§ Exercise description:
Quote all of the data that follows exactly as written, skipping the images.

§ Information supplied:
★ ★ ★ ★ ★
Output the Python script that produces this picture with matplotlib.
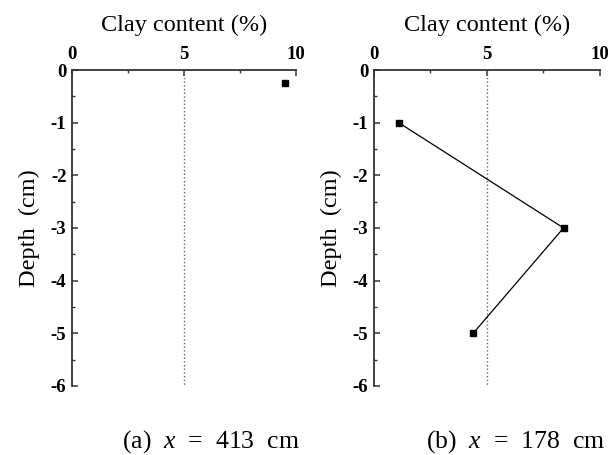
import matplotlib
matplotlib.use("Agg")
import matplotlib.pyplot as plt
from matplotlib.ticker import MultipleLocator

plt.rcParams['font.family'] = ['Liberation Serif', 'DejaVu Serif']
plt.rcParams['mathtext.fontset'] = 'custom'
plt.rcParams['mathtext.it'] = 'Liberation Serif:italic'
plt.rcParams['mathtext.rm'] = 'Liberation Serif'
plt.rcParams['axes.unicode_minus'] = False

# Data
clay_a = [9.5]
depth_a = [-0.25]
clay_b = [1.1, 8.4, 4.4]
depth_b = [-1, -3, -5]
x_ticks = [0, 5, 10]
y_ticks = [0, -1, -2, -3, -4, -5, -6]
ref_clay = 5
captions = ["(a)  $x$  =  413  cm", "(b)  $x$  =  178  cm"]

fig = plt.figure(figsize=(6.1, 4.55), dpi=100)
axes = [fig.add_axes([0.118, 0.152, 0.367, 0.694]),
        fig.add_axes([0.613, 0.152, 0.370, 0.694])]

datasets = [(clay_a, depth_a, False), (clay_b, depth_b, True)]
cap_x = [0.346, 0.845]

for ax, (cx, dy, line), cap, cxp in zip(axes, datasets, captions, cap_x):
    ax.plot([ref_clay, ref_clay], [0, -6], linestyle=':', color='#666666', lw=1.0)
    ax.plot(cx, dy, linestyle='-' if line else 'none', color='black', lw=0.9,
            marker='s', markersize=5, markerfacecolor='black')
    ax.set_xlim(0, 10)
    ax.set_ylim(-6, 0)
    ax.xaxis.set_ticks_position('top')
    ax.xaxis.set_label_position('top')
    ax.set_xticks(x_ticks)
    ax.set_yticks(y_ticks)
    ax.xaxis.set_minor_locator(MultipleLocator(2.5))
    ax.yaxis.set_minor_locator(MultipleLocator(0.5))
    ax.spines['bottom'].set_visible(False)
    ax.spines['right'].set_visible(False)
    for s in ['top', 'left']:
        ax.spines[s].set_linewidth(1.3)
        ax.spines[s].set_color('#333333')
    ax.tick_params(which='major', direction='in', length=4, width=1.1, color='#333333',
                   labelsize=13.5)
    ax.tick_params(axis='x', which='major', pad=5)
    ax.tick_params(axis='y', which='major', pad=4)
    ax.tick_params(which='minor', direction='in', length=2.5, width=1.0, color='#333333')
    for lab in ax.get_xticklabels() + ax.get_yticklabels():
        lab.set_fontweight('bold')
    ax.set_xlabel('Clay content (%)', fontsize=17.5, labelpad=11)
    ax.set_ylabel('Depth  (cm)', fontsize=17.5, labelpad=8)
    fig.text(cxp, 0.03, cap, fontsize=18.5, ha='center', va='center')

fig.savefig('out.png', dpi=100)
★ ★ ★ ★ ★
§ Answer for this exercise:
Output the Python script that produces this picture with matplotlib.
import matplotlib
matplotlib.use("Agg")
import matplotlib.pyplot as plt
from matplotlib.ticker import MultipleLocator

plt.rcParams['font.family'] = ['Liberation Serif', 'DejaVu Serif']
plt.rcParams['mathtext.fontset'] = 'custom'
plt.rcParams['mathtext.it'] = 'Liberation Serif:italic'
plt.rcParams['mathtext.rm'] = 'Liberation Serif'
plt.rcParams['axes.unicode_minus'] = False

# Data
clay_a = [9.5]
depth_a = [-0.25]
clay_b = [1.1, 8.4, 4.4]
depth_b = [-1, -3, -5]
x_ticks = [0, 5, 10]
y_ticks = [0, -1, -2, -3, -4, -5, -6]
ref_clay = 5
captions = ["(a)  $x$  =  413  cm", "(b)  $x$  =  178  cm"]

fig = plt.figure(figsize=(6.1, 4.55), dpi=100)
axes = [fig.add_axes([0.118, 0.152, 0.367, 0.694]),
        fig.add_axes([0.613, 0.152, 0.370, 0.694])]

datasets = [(clay_a, depth_a, False), (clay_b, depth_b, True)]
cap_x = [0.346, 0.845]

for ax, (cx, dy, line), cap, cxp in zip(axes, datasets, captions, cap_x):
    ax.plot([ref_clay, ref_clay], [0, -6], linestyle=':', color='#666666', lw=1.0)
    ax.plot(cx, dy, linestyle='-' if line else 'none', color='black', lw=0.9,
            marker='s', markersize=5, markerfacecolor='black')
    ax.set_xlim(0, 10)
    ax.set_ylim(-6, 0)
    ax.xaxis.set_ticks_position('top')
    ax.xaxis.set_label_position('top')
    ax.set_xticks(x_ticks)
    ax.set_yticks(y_ticks)
    ax.xaxis.set_minor_locator(MultipleLocator(2.5))
    ax.yaxis.set_minor_locator(MultipleLocator(0.5))
    ax.spines['bottom'].set_visible(False)
    ax.spines['right'].set_visible(False)
    for s in ['top', 'left']:
        ax.spines[s].set_linewidth(1.3)
        ax.spines[s].set_color('#333333')
    ax.tick_params(which='major', direction='in', length=4, width=1.1, color='#333333',
                   labelsize=13.5)
    ax.tick_params(axis='x', which='major', pad=5)
    ax.tick_params(axis='y', which='major', pad=4)
    ax.tick_params(which='minor', direction='in', length=2.5, width=1.0, color='#333333')
    for lab in ax.get_xticklabels() + ax.get_yticklabels():
        lab.set_fontweight('bold')
    ax.set_xlabel('Clay content (%)', fontsize=17.5, labelpad=11)
    ax.set_ylabel('Depth  (cm)', fontsize=17.5, labelpad=8)
    fig.text(cxp, 0.03, cap, fontsize=18.5, ha='center', va='center')

fig.savefig('out.png', dpi=100)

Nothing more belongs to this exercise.